# 04 - Running ML Script on AWS SageMaker

Previously, we have run the ML script on our local machine. This notebook allows us to run in on a standardised environment on AWS infrastructure spun up onlu for the duration of the training.

In [1]:
import os
import boto3
from sagemaker import Session
from sagemaker.sklearn.estimator import SKLearn

## AWS Session

In [11]:
boto3_session = boto3.Session(region_name=os.environ.get("DEMO_AWS_REGION"), profile_name=os.environ.get("DEMO_AWS_PROFILE_NAME"))

sagemaker_session = Session(boto_session=boto3_session)

account = os.environ.get("DEMO_AWS_ACCOUNT")  # sandbox-admin account
role = f"arn:aws:iam::{account}:role/service-role/AmazonSageMaker-ExecutionRole-20171129T145583"

## Upload data to S3

A SageMaker job needs permission to access the data in S3. Your user/role will also need permissions to run a SageMaker job.
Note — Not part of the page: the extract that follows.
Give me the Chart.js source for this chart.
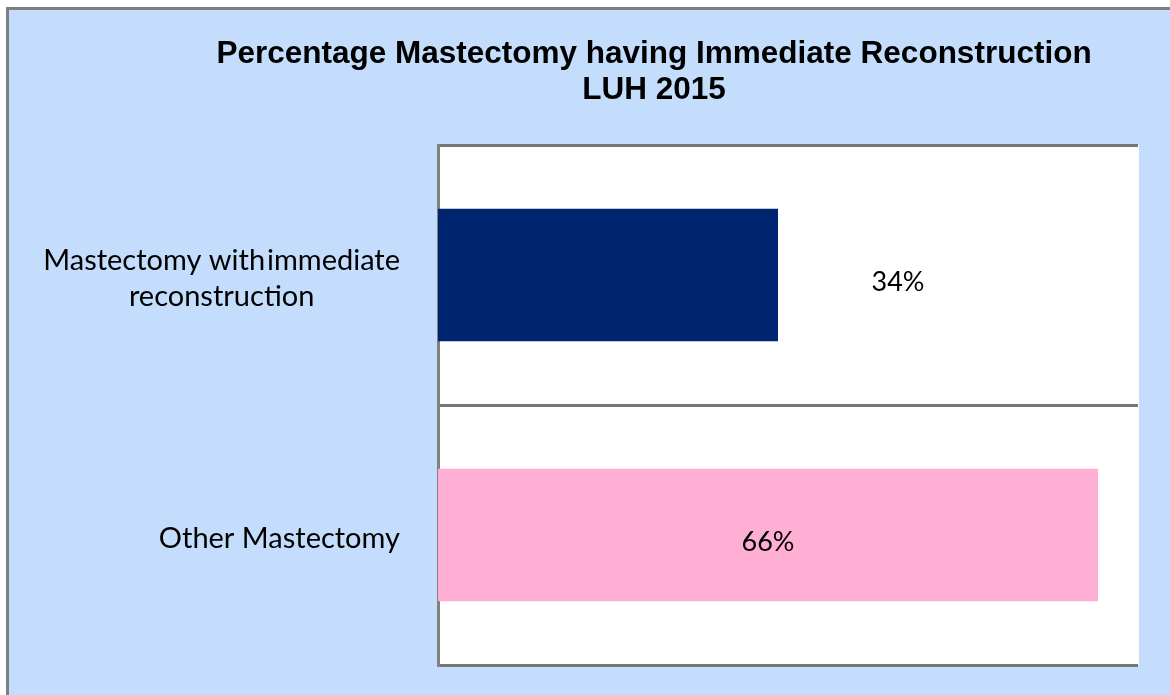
<!DOCTYPE html>
<html>
<head>
<meta charset="utf-8">
<script src="https://cdn.jsdelivr.net/npm/chart.js@4.4.1/dist/chart.umd.min.js"></script>
<style>
  html, body { margin: 0; padding: 0; background: #ffffff; overflow: hidden; }
  #frame { position: absolute; left: 6px; top: 7px; width: 1300px; height: 900px;
           background: #c4ddfc; border-left: 3px solid #7f7f7f; border-top: 3px solid #7f7f7f; }
  #wrap { position: absolute; left: 0; top: 0; width: 1170px; height: 695px; }
</style>
</head>
<body>
<div id="frame"></div>
<div id="wrap"><canvas id="c" width="1170" height="695"></canvas></div>
<script>
const titleLines = ['Percentage Mastectomy having Immediate Reconstruction', 'LUH 2015'];
const categories = [['Mastectomy with\u200Aimmediate', 'reconstruction'], ['Other Mastectomy']];
const values = [34, 66];
const valueLabels = ['34%', '66%'];
const barColors = ['#002570', '#ffafd4'];
const axisMax = 70;

const catFont = '29px Lato, "Open Sans", sans-serif';
const valFont = '27px Lato, "Open Sans", sans-serif';

const decor = {
  id: 'decor',
  beforeDraw(chart) {
    const { ctx, chartArea: a } = chart;
    ctx.save();
    ctx.fillStyle = '#ffffff';
    ctx.fillRect(a.left, a.top, a.right - a.left + 1, a.bottom - a.top);
    // title
    ctx.fillStyle = '#000000';
    ctx.font = 'bold 31.5px "Liberation Sans", Arial, sans-serif';
    ctx.textAlign = 'center';
    ctx.textBaseline = 'alphabetic';
    ctx.fillText(titleLines[0], 654, 63);
    ctx.fillText(titleLines[1], 654, 99);
    // category labels
    const ys = chart.scales.y;
    ctx.font = catFont;
    const rightEdge = a.left - 38;
    const lh = 36;
    categories.forEach((lab, i) => {
      const lines = Array.isArray(lab) ? lab : [lab];
      const w = Math.max(...lines.map(l => ctx.measureText(l).width));
      const cx = rightEdge - w / 2;
      const cy = ys.getPixelForValue(i);
      const n = lines.length;
      lines.forEach((l, j) => {
        ctx.textBaseline = 'middle';
        ctx.fillText(l, cx, cy + 4 + (j - (n - 1) / 2) * lh);
      });
    });
    ctx.restore();
  },
  afterDatasetsDraw(chart) {
    const meta = chart.getDatasetMeta(0);
    const ctx = chart.ctx;
    ctx.save();
    ctx.font = valFont;
    ctx.fillStyle = '#000000';
    ctx.textAlign = 'center';
    ctx.textBaseline = 'middle';
    meta.data.forEach((bar, i) => {
      let x;
      if (values[i] < axisMax / 2) {
        x = bar.x + 120; // label placed outside, to the right of the short bar
      } else {
        x = (bar.base + bar.x) / 2;
      }
      ctx.fillText(valueLabels[i], x, bar.y + 7);
    });
    ctx.restore();
  }
};

new Chart(document.getElementById('c'), {
  type: 'bar',
  data: {
    labels: categories,
    datasets: [{
      data: values,
      backgroundColor: barColors,
      borderWidth: 0,
      categoryPercentage: 1,
      barPercentage: 0.51
    }]
  },
  options: {
    indexAxis: 'y',
    responsive: false,
    animation: false,
    layout: { padding: { left: 438, right: 32, top: 145, bottom: 30 } },
    plugins: { legend: { display: false }, title: { display: false }, tooltip: { enabled: false } },
    scales: {
      x: { display: false, min: 0, max: axisMax },
      y: {
        afterFit(s) { s.width = 0; },
        ticks: { display: false },
        grid: { display: true, color: '#777777', lineWidth: 3, drawTicks: false, offset: true },
        border: { display: true, color: '#808080', width: 3 }
      }
    }
  },
  plugins: [decor]
});
</script>
</body>
</html>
You can find more details about the needed permissions in [SageMaker documentation](https://docs.aws.amazon.com/sagemaker/latest/dg/sagemaker-roles.html). In a SageMaker notebook, you can use the notebook role defined below.

In [12]:
# Upload training data from local machine to S3
local_data_location = "../data"

data_location = sagemaker_session.upload_data(
    path=local_data_location, key_prefix="sagemaker_demo_data"
)

In [28]:
data_location

's3://sagemaker-eu-west-1-604842001064/sagemaker_demo_data'

## Run Script

In [26]:
sklearn = SKLearn(
    entry_point='dummy_ml_script_with_args_for_sagemaker.py',
    train_instance_type="ml.m5.large",
    role=role,
    sagemaker_session=sagemaker_session,
    hyperparameters={"penalty": "l1", "C": 0.01},
)

In [27]:
sklearn.fit(
    {"train": data_location}
)

2020-02-19 14:55:19 Starting - Starting the training job...
2020-02-19 14:55:38 Starting - Launching requested ML instances......
2020-02-19 14:56:38 Starting - Preparing the instances for training...
2020-02-19 14:57:17 Downloading - Downloading input data...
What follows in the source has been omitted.